As pointed out by several speakers, President Obama is offering a bold vision, one through which the Administration may be able to forge an international and domestic consensus on nuclear policy that has eluded the United States over the past two decades.  The emerging consensus addresses key US objectives, including the need to ensure confidence in the safety, security, and effectiveness, along with the sustainability of the US nuclear stockpile and its supporting infrastructure; the need to deal responsibly with all weapon-usable materials around the globe; and the need to meet all our international security commitments and nonproliferation obligations.

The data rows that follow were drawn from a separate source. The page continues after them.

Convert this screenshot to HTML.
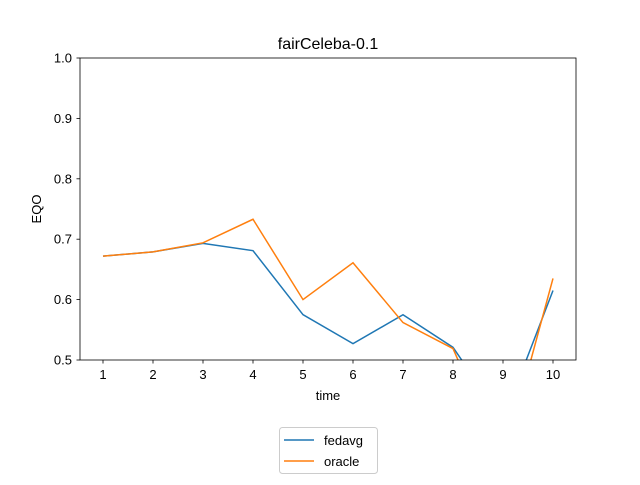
<!DOCTYPE html>
<html><head><meta charset="utf-8"><style>body{margin:0;background:#fff}svg{font-family:"Liberation Sans","DejaVu Sans",sans-serif}</style></head>
<body>
<svg width="640" height="480" viewBox="0 0 640 480">
<defs><clipPath id="plot-clip"><rect x="80" y="58" width="496" height="302"/></clipPath></defs>
<rect x="0" y="0" width="640" height="480" fill="#fff"/>
<text x="328" y="49" font-size="16" text-anchor="middle">fairCeleba-0.1</text>
<g id="axes"></g>
<g id="series" clip-path="url(#plot-clip)"></g>
<rect x="80" y="58" width="496" height="302" fill="none" stroke="#000" stroke-width="0.8"/>
<text x="328" y="400" font-size="13" text-anchor="middle">time</text>
<text transform="translate(41,209) rotate(-90)" font-size="13" text-anchor="middle">EQO</text>
<g>
<rect x="279.5" y="427.5" width="98" height="46" rx="3" fill="#fff" stroke="#ccc"/>
<g><line x1="284" y1="440" x2="314" y2="440" stroke="#1f77b4" stroke-width="1.5"/><text x="324" y="445" font-size="13">fedavg</text></g>
<g><line x1="284" y1="461" x2="314" y2="461" stroke="#ff7f0e" stroke-width="1.5"/><text x="324" y="466" font-size="13">oracle</text></g>
</g>
</svg>
<script>
const times = [1,2,3,4,5,6,7,8,9,10];
const fedavg = [0.672,0.679,0.693,0.681,0.575,0.527,0.575,0.521,0.40,0.615];
const oracle = [0.672,0.679,0.694,0.733,0.600,0.661,0.562,0.519,0.33,0.635];
const yTicks = [0.5,0.6,0.7,0.8,0.9,1.0];
const NS='http://www.w3.org/2000/svg';
const xs = t => 103 + (t-1)*50;
const ys = v => 360 - (v-0.5)/0.5*302;
const axes = document.getElementById('axes');
function mk(tag, attrs, parent){const e=document.createElementNS(NS,tag);for(const k in attrs)e.setAttribute(k,attrs[k]);parent.appendChild(e);return e;}
times.forEach(t=>{
  const g=mk('g',{},axes);
  
  
  mk('line',{x1:xs(t),x2:xs(t),y1:360,y2:363.5,stroke:'#000','stroke-width':0.8},g);
  const tx=mk('text',{x:xs(t),y:379,'font-size':13,'text-anchor':'middle'},g);tx.textContent=t;
});
yTicks.forEach(v=>{
  const g=mk('g',{},axes);
  
  
  mk('line',{x1:76.5,x2:80,y1:ys(v),y2:ys(v),stroke:'#000','stroke-width':0.8},g);
  const tx=mk('text',{x:72,y:ys(v)+4.5,'font-size':13,'text-anchor':'end'},g);tx.textContent=v.toFixed(1);
});
const ser=document.getElementById('series');
[[fedavg,'#1f77b4','fedavg-line'],[oracle,'#ff7f0e','oracle-line']].forEach(([d,c,n])=>{
  const p=mk('polyline',{points:d.map((v,i)=>xs(times[i])+','+ys(v)).join(' '),fill:'none',stroke:c,'stroke-width':1.5},ser);
  
  
});
</script>
</body></html>
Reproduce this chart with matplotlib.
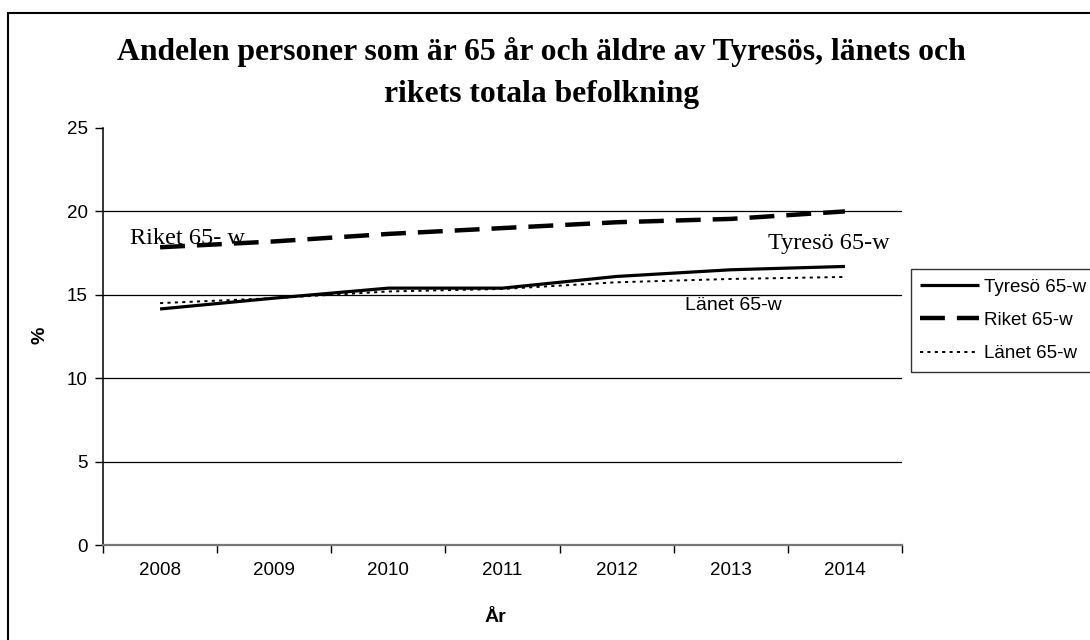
import matplotlib.pyplot as plt
from matplotlib.patches import Rectangle

# data
years = ["2008", "2009", "2010", "2011", "2012", "2013", "2014"]
tyreso = [14.15, 14.8, 15.4, 15.4, 16.1, 16.5, 16.7]
riket = [17.85, 18.2, 18.65, 19.0, 19.35, 19.55, 20.0]
lanet = [14.5, 14.8, 15.2, 15.35, 15.75, 15.95, 16.07]

W, H = 1090, 640
x = list(range(len(years)))


def fx(px):
    return px / W


def fy(py):
    # pixel row measured from the top -> figure fraction
    return 1 - py / H


fig = plt.figure(figsize=(W / 100, H / 100), dpi=100)
ax = fig.add_axes([fx(103), fy(545), 799 / W, 417 / H])

sans = "Liberation Sans"
serif = "Liberation Serif"

ax.plot(x, tyreso, color="black", lw=2.3, solid_capstyle="butt", label="Tyresö 65-w", zorder=3)
ax.plot(x, riket, color="black", lw=3.2, dashes=(5.6, 2.7), dash_capstyle="butt", label="Riket 65-w", zorder=3)
ax.plot(x, lanet, color="black", lw=1.4, dashes=(1.6, 2.2), label="Länet 65-w", zorder=3)

ax.set_xlim(-0.5, len(years) - 0.5)
ax.set_ylim(0, 25)

# category style x axis: ticks at boundaries, labels in the middle
ax.set_xticks([i - 0.5 for i in range(len(years) + 1)])
ax.set_xticklabels([])
ax.set_xticks(x, minor=True)
ax.set_xticklabels(years, minor=True, fontsize=13.5, fontfamily=sans)
ax.tick_params(axis="x", which="major", length=6, width=1, color="black", direction="out")
ax.tick_params(axis="x", which="minor", length=0, pad=12)

ax.set_yticks([0, 5, 10, 15, 20, 25])
ax.set_yticklabels(["0", "5", "10", "15", "20", "25"], fontsize=13.5, fontfamily=sans)
ax.tick_params(axis="y", length=6, width=1, color="black", pad=5)

for v in [5, 10, 15, 20]:
    ax.axhline(v, color="black", lw=0.9, zorder=1)

for s in ["top", "right"]:
    ax.spines[s].set_visible(False)
ax.spines["left"].set_color("black")
ax.spines["left"].set_linewidth(1.1)
ax.spines["bottom"].set_color("#777777")
ax.spines["bottom"].set_linewidth(1.6)

# in-chart labels
fig.text(fx(130), fy(244), "Riket 65- w", fontsize=17.5, fontfamily=serif, va="baseline")
fig.text(fx(768), fy(243), "Tyresö 65-w", fontsize=17.5, fontfamily=serif, va="center")
fig.text(fx(685), fy(305), "Länet 65-w", fontsize=14, fontfamily=sans, va="center")

fig.text(fx(541), fy(73), "Andelen personer som är 65 år och äldre av Tyresös, länets och\nrikets totala befolkning",
         ha="center", va="center", fontsize=22.8, fontweight="bold", fontfamily=serif, linespacing=1.62)

fig.text(fx(495), fy(617), "År", ha="center", va="center", fontsize=14, fontweight="bold", fontfamily=sans)
fig.text(fx(40), fy(335), "%", ha="center", va="center", rotation=90, fontsize=14,
         fontweight="bold", fontfamily=sans)

leg = fig.legend(loc="upper left", bbox_to_anchor=(fx(911), fy(269)), frameon=True, fancybox=False,
                 prop={"family": sans, "size": 13.5}, handlelength=3.1, handletextpad=0.3,
                 labelspacing=0.87, borderpad=0.5, borderaxespad=0)
leg.get_frame().set_edgecolor("black")
leg.get_frame().set_linewidth(1.0)

fig.patches.append(Rectangle((fx(8), -0.1), 1.2, fy(13) + 0.1, transform=fig.transFigure,
                             fill=False, edgecolor="black", lw=1.5))

fig.savefig("out.png", dpi=100)
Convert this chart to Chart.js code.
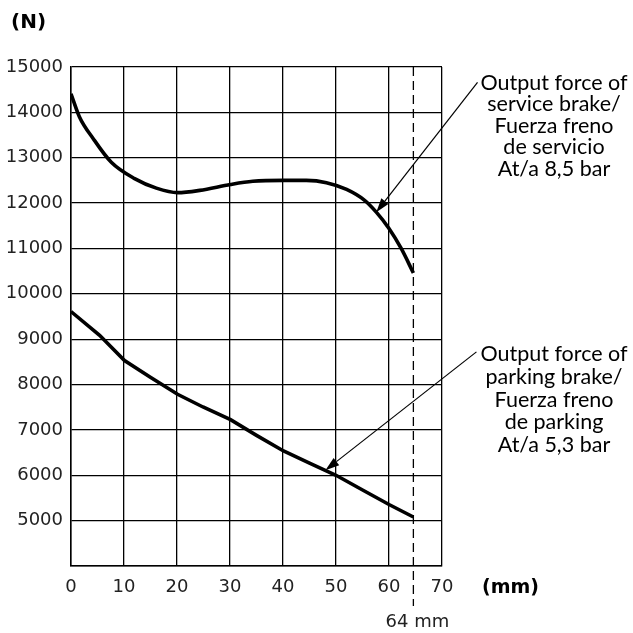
<!DOCTYPE html>
<html><head><meta charset="utf-8">
<script src="https://cdn.jsdelivr.net/npm/chart.js@4/dist/chart.umd.min.js"></script>
<style>html,body{margin:0;padding:0;background:#fff}canvas{display:block}</style>
</head><body>
<canvas id="c" width="633" height="633"></canvas>
<script>
// Service brake curve (mm, N)
const serviceX = [0, 1.6, 4.2, 7.6, 12.0, 16.1, 20.1, 24.3, 30.1, 34.3, 40.1, 44.4, 48.2, 52.0, 55.4, 57.6, 60.0, 62.3, 64.6];
const serviceY = [14410, 13900, 13420, 12900, 12540, 12330, 12230, 12280, 12410, 12480, 12500, 12500, 12450, 12300, 12060, 11800, 11440, 11000, 10460];
// Parking brake curve (mm, N)
const parkingX = [0, 5.4, 10.1, 14.9, 20.1, 24.9, 30.1, 35.0, 40.1, 45.0, 50.0, 55.1, 60.0, 64.6];
const parkingY = [9610, 9085, 8530, 8165, 7785, 7505, 7225, 6880, 6535, 6270, 6000, 5670, 5355, 5080];
const xTicks = [0, 10, 20, 30, 40, 50, 60, 70];
const yTicks = [5000, 6000, 7000, 8000, 9000, 10000, 11000, 12000, 13000, 14000, 15000];
const strokeLimitX = 64.6;
const serviceLabel = ["Output force of", "service brake/", "Fuerza freno", "de servicio", "At/a 8,5 bar"];
const parkingLabel = ["Output force of", "parking brake/", "Fuerza freno", "de parking", "At/a 5,3 bar"];
// arrows: [tailX, tailY, tipX, tipY] in data units
const serviceArrow = [76.7, 14660, 57.6, 11800];
const parkingArrow = [76.5, 8720, 48.0, 6110];

const toPts = (xs, ys) => xs.map((x, i) => ({x, y: ys[i]}));

const annot = {
  id: 'annot',
  afterDraw(chart) {
    const ctx = chart.ctx, xs = chart.scales.x, ys = chart.scales.y;
    const ca = chart.chartArea;
    ctx.save();
    const dx = xs.getPixelForValue(strokeLimitX);
    ctx.strokeStyle = '#000'; ctx.lineWidth = 1.3;
    ctx.setLineDash([9, 5]);
    ctx.beginPath(); ctx.moveTo(dx, ca.top); ctx.lineTo(dx, ca.bottom + 40); ctx.stroke();
    ctx.setLineDash([]);
    function arrow(a) {
      const x1 = xs.getPixelForValue(a[0]), y1 = ys.getPixelForValue(a[1]);
      const x2 = xs.getPixelForValue(a[2]), y2 = ys.getPixelForValue(a[3]);
      const ang = Math.atan2(y2 - y1, x2 - x1);
      const L = 14, W = 4.5;
      const bx = x2 - L * Math.cos(ang), by = y2 - L * Math.sin(ang);
      ctx.lineWidth = 1.2;
      ctx.beginPath(); ctx.moveTo(x1, y1); ctx.lineTo(bx, by); ctx.stroke();
      ctx.beginPath();
      ctx.moveTo(x2, y2);
      ctx.lineTo(bx + W * Math.sin(ang), by - W * Math.cos(ang));
      ctx.lineTo(bx - W * Math.sin(ang), by + W * Math.cos(ang));
      ctx.closePath(); ctx.fillStyle = '#000'; ctx.fill();
    }
    arrow(serviceArrow); arrow(parkingArrow);
    ctx.fillStyle = '#000';
    ctx.font = '21.5px Lato';
    ctx.textAlign = 'center'; ctx.textBaseline = 'middle';
    serviceLabel.forEach((t, i) => ctx.fillText(t, 554, 83 + i * 21.5));
    parkingLabel.forEach((t, i) => ctx.fillText(t, 554, 354 + i * 22.8));
    ctx.font = 'bold 20px "DejaVu Sans"';
    ctx.textAlign = 'left';
    ctx.fillText('(N)', 11, 23);
    ctx.font = 'bold 19px "DejaVu Sans"';
    ctx.fillText('(mm)', 482, 588);
    ctx.font = '18px "DejaVu Sans"';
    ctx.fillStyle = '#222';
    ctx.textAlign = 'center';
    ctx.fillText('64 mm', dx + 4, 622);
    ctx.restore();
  }
};

new Chart(document.getElementById('c'), {
  type: 'scatter',
  data: {
    datasets: [
      {data: toPts(serviceX, serviceY), showLine: true, borderColor: '#000', borderWidth: 3.6, pointRadius: 0, tension: 0.4, cubicInterpolationMode: 'monotone', fill: false},
      {data: toPts(parkingX, parkingY), showLine: true, borderColor: '#000', borderWidth: 3.6, pointRadius: 0, tension: 0, fill: false}
    ]
  },
  options: {
    responsive: false, animation: false,
    layout: {padding: {left: 0, top: 67, right: 191, bottom: 27}},
    plugins: {legend: {display: false}, tooltip: {enabled: false}},
    scales: {
      x: {
        type: 'linear', min: 0, max: 70,
        afterFit(s) { s.height = 40; },
        afterBuildTicks(s) { s.ticks = xTicks.map(v => ({value: v})); },
        grid: {color: '#000', lineWidth: 1.3, drawTicks: false},
        border: {color: '#000', width: 1.5},
        ticks: {color: '#222', font: {family: 'DejaVu Sans', size: 18}, padding: 11, maxRotation: 0}
      },
      y: {
        type: 'linear', min: 4000, max: 15000,
        afterFit(s) { s.width = 71; },
        afterBuildTicks(s) { s.ticks = [4000].concat(yTicks).map(v => ({value: v})); },
        grid: {color: '#000', lineWidth: 1.3, drawTicks: false},
        border: {color: '#000', width: 1.5},
        ticks: {color: '#222', font: {family: 'DejaVu Sans', size: 18}, padding: 8,
          callback: v => yTicks.includes(v) ? String(v) : ''}
      }
    }
  },
  plugins: [annot]
});
</script>
</body></html>
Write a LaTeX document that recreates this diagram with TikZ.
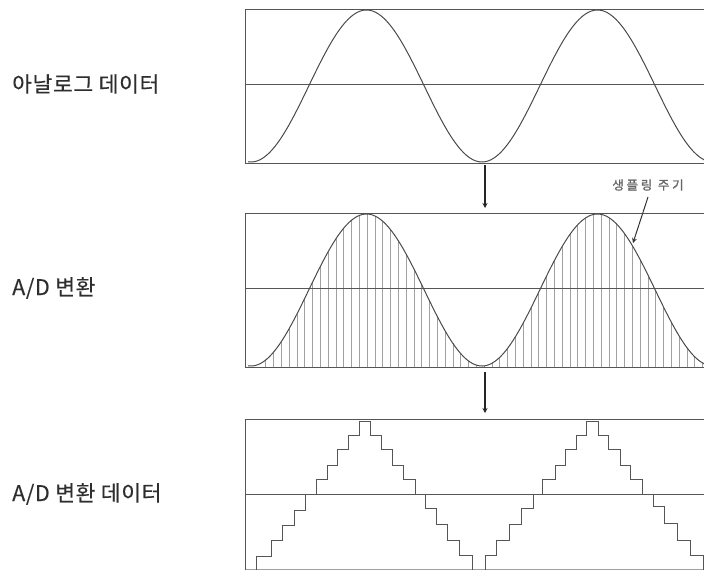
\documentclass[tikz,border=0pt]{standalone}
\usepackage{fontspec}
\setmainfont{Noto Sans CJK KR}
\usetikzlibrary{arrows.meta}
\definecolor{ink}{HTML}{2E2E2E}
\definecolor{frame}{HTML}{555555}
\definecolor{wave}{HTML}{4A4A4A}
\definecolor{samp}{HTML}{A0A0A0}
\tikzset{
  panel/.style={draw=frame, line width=0.9pt},
  faintedge/.style={draw=frame!55, line width=0.8pt},
  midl/.style={draw=frame, line width=0.8pt},
  wavecurve/.style={draw=wave, line width=1pt},
  sampline/.style={draw=samp, line width=0.55pt},
  stairs/.style={draw=frame, line width=1pt},
  flowarrow/.style={draw=black!85, line width=1.1pt, -{Stealth[length=5pt,width=5pt]}},
  notearrow/.style={draw=black!80, line width=1pt, -{Stealth[length=5pt,width=5pt]}},
  sidelabel/.style={anchor=west, text=ink, font=\fontsize{21.5}{25}\selectfont\addfontfeatures{LetterSpace=3,FakeBold=0.25}, inner sep=0pt},
  notelabel/.style={text=black!60, font=\fontsize{12.5}{15}\selectfont\addfontfeatures{LetterSpace=22,FakeBold=1.2}, inner sep=0pt}
}
\begin{document}
\begin{tikzpicture}[x=1pt, y=-1pt]
\useasboundingbox (0,0) rectangle (704,570);
\clip (0,0) rectangle (704,570);
\fill[white] (0,0) rectangle (704,570);

% labels
\node[sidelabel] (lab1) at (12,84) {아날로그 데이터};
\node[sidelabel] (lab2) at (12,288) {A/D 변환};
\node[sidelabel] (lab3) at (12,494) {A/D 변환 데이터};

% ---------- top panel ----------
\draw[panel] (712,9) -- (245,9) -- (245,163) -- (712,163);
\draw[midl] (245,84) -- (712,84);
\draw[wavecurve] plot[domain=248:706, samples=220] (\x, {86-76*cos((\x-366.5)*1.5584416)});

% ---------- middle panel ----------
\foreach \i in {0,...,56}{
  \pgfmathsetmacro\xx{265.7+7.8*\i}
  \pgfmathsetmacro\yy{290-76*cos((\xx-366.5)*1.5584416)}
  \draw[sampline] (\xx,367) -- (\xx,\yy);
}
\draw[panel] (712,213) -- (245,213) -- (245,367) -- (712,367);
\draw[midl] (245,288) -- (712,288);
\draw[wavecurve] plot[domain=248:706, samples=220] (\x, {290-76*cos((\x-366.5)*1.5584416)});

% ---------- bottom panel ----------
\draw[faintedge] (245,569) -- (712,569);
\draw[panel] (712,419) -- (245,419) -- (245,575);
\draw[midl] (245,494) -- (712,494);
\draw[stairs] (256.7,575) -- (256.7,556) -- (271.7,556) -- (271.7,540.5) -- (282.7,540.5) -- (282.7,525)
  -- (294.3,525) -- (294.3,510) -- (305,510) -- (305,494) -- (316,494)
  -- (316,479.5) -- (327.3,479.5) -- (327.3,465) -- (337.7,465) -- (337.7,449.5) -- (348.3,449.5)
  -- (348.3,435) -- (359.3,435) -- (359.3,421.5) -- (370,421.5) -- (370,435) -- (381.7,435)
  -- (381.7,449.5) -- (392.7,449.5) -- (392.7,465) -- (403.3,465) -- (403.3,479.5) -- (415,479.5)
  -- (415,494) -- (425,494) -- (425,508.3) -- (436,508.3) -- (436,524) -- (447.3,524) -- (447.3,540)
  -- (459.3,540) -- (459.3,555) -- (472.7,555) -- (472.7,575) -- (485,575) -- (485,555)
  -- (496.7,555) -- (496.7,540) -- (509.3,540) -- (509.3,524) -- (521.7,524) -- (521.7,508.3)
  -- (533.3,508.3) -- (533.3,494) -- (542.7,494) -- (542.7,479.5) -- (555,479.5) -- (555,465)
  -- (565,465) -- (565,449.5) -- (576,449.5) -- (576,435) -- (586.7,435) -- (586.7,421.5)
  -- (598.3,421.5) -- (598.3,435) -- (608.3,435) -- (608.3,449.5) -- (620,449.5) -- (620,465)
  -- (630.7,465) -- (630.7,479.5) -- (642.3,479.5) -- (642.3,494) -- (653.3,494) -- (653.3,506)
  -- (664.7,506) -- (664.7,523) -- (677,523) -- (677,540) -- (690,540) -- (690,555) -- (703,555)
  -- (703,575);

% ---------- arrows ----------
\coordinate (a1s) at (485,165);
\coordinate (a1e) at (485,208);
\coordinate (a2s) at (485,372);
\coordinate (a2e) at (485,413);
\draw[flowarrow] (a1s) -- (a1e);
\draw[flowarrow] (a2s) -- (a2e);

% ---------- sampling note ----------
\node[notelabel] (note) at (648,185) {생플링 주기};
\coordinate (notestart) at (648,197);
\coordinate (notetip) at (633,243);
\draw[notearrow] (notestart) -- (notetip);
\end{tikzpicture}
\end{document}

The conference participants seemed to be agreement on the need for modernizing the infrastructure, funding ST&E, and creating the conditions in which the national security laboratories will be able to recruit and retain the best and the brightest – the human capital that made the past successes of SSP possible and will be critical if future successes are to
be assured.

Discussions at the Conference suggested that a sustainable bipartisan consensus on nuclear policy may be centered around these stockpile and infrastructure activities, strengthened nonproliferation efforts, and various concrete steps toward the goal of a world without nuclear weapons.  Further, it was widely held that as the United States continues to reduce the number of nuclear weapons anticipated from New START, they must be safe, secure, and effective nuclear forces and must provide deterrence and extended deterrence.

While differences were expressed during the conference, there was broad consensus that actions needed to ensure the long-term security of the United States and its friends and allies, and to promote global security and stability, will be taken.

The Director’s summaries presented at the end of the conference highlighted the challenges we have now, and will have in the future.  Their discussions suggested that the United States must work hard to meet existing and emerging national security challenges, and to prudently use any new available resources.